Pick out the lines containing "seaborn".

- **Material to process**
━━━━━━━━━━━━━━━━━━━━

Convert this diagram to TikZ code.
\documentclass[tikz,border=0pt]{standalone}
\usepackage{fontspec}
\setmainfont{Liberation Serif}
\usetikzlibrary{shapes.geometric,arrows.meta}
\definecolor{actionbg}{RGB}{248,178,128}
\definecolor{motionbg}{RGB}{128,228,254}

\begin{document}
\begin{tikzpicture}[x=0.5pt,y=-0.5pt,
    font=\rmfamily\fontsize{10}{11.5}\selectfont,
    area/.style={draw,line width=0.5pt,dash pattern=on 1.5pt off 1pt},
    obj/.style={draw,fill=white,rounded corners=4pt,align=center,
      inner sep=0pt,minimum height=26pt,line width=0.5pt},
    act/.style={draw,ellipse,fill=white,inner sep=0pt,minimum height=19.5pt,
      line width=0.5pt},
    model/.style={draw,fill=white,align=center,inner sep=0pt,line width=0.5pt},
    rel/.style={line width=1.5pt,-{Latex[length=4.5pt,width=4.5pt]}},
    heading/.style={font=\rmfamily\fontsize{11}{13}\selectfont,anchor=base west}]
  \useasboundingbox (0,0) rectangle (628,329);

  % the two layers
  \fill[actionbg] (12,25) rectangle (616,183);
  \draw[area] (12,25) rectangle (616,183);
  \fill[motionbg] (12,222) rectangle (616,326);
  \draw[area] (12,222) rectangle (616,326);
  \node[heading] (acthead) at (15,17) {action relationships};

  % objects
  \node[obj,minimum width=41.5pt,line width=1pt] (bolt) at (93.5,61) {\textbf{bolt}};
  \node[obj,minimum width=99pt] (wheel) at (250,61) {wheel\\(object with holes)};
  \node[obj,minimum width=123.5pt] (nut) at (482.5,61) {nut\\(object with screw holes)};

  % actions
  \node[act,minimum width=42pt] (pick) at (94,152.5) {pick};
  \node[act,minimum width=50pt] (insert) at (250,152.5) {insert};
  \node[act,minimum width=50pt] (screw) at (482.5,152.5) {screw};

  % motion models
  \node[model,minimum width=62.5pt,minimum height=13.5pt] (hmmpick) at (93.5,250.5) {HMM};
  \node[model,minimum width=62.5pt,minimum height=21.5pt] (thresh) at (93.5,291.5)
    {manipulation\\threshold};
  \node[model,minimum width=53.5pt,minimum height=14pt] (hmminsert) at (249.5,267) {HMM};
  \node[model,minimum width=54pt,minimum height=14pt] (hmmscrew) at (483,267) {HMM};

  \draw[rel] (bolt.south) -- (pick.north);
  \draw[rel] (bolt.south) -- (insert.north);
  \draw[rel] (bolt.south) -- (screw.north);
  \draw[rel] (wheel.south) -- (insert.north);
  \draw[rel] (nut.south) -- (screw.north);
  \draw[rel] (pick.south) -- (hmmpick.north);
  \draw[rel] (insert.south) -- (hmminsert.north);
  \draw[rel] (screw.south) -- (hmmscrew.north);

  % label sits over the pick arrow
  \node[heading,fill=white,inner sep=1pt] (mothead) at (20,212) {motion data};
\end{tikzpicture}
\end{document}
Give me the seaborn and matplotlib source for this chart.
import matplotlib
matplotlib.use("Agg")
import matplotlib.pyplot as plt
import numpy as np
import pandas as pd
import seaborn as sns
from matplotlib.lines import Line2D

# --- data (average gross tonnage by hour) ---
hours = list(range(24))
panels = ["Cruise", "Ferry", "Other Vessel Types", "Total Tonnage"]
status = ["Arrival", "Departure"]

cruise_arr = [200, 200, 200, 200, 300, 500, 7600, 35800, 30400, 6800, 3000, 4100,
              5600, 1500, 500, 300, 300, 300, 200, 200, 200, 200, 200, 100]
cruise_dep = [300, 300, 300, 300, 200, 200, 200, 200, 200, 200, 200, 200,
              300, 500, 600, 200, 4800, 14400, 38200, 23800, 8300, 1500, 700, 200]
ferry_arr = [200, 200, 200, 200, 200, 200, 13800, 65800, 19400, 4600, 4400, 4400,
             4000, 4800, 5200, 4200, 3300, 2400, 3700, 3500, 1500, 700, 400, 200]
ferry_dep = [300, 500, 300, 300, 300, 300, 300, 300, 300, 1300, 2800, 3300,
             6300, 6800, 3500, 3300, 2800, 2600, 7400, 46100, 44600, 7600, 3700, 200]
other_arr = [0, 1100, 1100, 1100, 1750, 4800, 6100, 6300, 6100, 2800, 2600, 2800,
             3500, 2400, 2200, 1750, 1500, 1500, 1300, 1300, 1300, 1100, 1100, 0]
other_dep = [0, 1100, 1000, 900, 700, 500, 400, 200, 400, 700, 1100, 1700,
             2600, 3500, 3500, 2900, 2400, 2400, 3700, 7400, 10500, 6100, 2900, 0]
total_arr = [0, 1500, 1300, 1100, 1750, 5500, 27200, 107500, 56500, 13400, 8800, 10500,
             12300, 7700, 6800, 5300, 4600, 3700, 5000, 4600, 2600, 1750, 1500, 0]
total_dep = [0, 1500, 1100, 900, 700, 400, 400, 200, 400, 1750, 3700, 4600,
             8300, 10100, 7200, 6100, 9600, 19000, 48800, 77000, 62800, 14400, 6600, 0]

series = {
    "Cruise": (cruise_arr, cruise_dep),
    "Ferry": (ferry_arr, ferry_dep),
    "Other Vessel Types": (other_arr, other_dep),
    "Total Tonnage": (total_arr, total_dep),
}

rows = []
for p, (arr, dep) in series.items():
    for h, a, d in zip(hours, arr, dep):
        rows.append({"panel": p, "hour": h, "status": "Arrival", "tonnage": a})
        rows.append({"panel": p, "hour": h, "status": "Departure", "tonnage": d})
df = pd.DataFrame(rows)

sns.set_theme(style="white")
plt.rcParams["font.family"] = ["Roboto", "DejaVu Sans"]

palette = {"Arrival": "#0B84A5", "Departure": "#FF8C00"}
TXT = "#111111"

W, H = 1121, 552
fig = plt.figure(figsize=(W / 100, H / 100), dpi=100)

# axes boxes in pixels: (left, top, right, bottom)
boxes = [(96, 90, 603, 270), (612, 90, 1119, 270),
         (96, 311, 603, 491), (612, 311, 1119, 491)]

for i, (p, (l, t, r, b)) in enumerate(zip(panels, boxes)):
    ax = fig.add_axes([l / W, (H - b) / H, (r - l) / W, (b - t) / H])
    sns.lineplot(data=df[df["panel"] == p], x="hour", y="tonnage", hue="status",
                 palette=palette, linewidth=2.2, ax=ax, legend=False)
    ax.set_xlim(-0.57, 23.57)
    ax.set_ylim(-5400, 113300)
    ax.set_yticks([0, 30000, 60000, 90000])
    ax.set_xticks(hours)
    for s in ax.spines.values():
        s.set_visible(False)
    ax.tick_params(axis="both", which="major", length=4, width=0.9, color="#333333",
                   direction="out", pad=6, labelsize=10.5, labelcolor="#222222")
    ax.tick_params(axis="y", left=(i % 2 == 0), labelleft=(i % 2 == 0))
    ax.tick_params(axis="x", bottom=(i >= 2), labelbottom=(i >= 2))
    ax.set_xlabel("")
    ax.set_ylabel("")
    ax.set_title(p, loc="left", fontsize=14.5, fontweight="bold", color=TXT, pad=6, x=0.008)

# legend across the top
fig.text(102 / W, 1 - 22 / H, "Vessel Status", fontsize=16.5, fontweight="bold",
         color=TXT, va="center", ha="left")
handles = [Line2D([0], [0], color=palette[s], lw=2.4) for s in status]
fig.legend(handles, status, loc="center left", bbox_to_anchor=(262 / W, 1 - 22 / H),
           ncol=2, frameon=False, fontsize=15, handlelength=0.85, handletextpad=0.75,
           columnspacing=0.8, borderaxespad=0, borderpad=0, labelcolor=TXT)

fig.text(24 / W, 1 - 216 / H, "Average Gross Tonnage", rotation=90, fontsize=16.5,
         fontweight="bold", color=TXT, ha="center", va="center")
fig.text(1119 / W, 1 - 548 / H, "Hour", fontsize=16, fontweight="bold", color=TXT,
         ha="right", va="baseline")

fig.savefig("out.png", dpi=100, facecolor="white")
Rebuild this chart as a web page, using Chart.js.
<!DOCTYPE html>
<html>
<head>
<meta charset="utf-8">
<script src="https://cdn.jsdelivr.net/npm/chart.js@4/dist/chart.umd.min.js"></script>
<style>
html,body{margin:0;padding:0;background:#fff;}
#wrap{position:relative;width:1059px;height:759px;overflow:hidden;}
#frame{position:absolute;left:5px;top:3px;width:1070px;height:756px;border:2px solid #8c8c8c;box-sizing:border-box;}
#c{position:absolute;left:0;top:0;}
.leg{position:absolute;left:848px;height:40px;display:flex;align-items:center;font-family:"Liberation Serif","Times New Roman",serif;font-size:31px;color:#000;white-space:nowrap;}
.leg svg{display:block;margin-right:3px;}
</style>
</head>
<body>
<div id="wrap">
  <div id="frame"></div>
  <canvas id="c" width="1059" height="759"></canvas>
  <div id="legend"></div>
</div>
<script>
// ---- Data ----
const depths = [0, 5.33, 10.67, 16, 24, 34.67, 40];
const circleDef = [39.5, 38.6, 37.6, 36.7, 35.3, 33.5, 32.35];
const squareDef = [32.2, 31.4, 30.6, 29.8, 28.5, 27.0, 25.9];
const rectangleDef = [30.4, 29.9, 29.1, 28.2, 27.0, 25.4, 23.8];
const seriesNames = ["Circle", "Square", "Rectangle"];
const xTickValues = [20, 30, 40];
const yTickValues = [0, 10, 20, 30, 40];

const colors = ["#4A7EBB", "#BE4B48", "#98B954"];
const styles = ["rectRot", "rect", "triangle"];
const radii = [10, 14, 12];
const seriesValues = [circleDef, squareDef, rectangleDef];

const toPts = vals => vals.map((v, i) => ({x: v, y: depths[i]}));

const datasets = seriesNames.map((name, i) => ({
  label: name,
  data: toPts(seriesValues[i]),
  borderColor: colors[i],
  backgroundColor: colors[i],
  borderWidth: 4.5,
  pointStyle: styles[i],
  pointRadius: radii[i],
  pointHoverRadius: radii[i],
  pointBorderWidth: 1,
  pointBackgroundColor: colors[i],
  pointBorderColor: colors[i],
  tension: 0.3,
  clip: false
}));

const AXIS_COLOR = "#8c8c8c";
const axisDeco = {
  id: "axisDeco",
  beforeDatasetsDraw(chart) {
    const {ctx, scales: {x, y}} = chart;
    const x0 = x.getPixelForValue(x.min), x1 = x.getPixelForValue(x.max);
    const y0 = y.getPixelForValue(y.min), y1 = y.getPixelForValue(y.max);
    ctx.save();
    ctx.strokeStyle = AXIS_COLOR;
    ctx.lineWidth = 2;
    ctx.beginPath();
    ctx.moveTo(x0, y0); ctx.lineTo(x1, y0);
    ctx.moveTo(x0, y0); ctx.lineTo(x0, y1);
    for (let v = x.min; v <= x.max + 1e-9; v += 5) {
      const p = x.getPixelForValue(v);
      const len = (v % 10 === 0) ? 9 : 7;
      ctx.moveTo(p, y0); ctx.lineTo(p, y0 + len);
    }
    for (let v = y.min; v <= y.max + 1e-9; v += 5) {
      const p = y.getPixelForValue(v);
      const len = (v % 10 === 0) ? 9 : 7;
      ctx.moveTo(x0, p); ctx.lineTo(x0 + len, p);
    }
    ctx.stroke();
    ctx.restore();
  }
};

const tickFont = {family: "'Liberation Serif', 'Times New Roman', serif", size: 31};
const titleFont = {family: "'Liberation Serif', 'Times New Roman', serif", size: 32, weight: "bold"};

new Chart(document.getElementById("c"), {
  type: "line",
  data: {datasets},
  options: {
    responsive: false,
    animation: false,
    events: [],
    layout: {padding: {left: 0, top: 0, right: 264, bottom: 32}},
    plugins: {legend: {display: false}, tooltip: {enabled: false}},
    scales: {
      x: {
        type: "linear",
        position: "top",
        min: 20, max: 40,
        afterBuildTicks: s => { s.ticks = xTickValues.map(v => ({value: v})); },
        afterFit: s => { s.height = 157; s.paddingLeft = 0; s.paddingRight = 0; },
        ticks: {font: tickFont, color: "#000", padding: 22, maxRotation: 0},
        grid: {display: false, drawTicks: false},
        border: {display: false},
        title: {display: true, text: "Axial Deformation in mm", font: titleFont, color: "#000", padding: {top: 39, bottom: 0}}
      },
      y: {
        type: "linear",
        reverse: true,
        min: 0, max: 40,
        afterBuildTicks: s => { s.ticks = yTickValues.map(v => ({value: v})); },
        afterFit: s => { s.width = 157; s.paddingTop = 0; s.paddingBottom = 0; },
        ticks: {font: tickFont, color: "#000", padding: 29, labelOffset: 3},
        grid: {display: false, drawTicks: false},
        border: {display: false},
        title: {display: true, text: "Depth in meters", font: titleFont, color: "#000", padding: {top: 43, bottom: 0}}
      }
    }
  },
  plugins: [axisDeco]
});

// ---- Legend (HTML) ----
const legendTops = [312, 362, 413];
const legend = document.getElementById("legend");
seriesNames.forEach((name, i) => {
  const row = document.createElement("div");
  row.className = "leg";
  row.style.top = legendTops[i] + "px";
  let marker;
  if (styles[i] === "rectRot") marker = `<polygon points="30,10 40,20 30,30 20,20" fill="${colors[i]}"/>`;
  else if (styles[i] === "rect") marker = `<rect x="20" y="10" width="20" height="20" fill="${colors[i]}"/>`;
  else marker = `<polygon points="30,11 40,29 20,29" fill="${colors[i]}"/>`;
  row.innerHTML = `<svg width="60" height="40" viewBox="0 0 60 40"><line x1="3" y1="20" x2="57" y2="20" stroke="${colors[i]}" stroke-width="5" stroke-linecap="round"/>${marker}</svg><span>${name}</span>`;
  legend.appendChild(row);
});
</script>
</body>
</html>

━━━━━━━━━━━━━━━━━━━━

- **Worked answer**
Give me the seaborn and matplotlib source for this chart.
import seaborn as sns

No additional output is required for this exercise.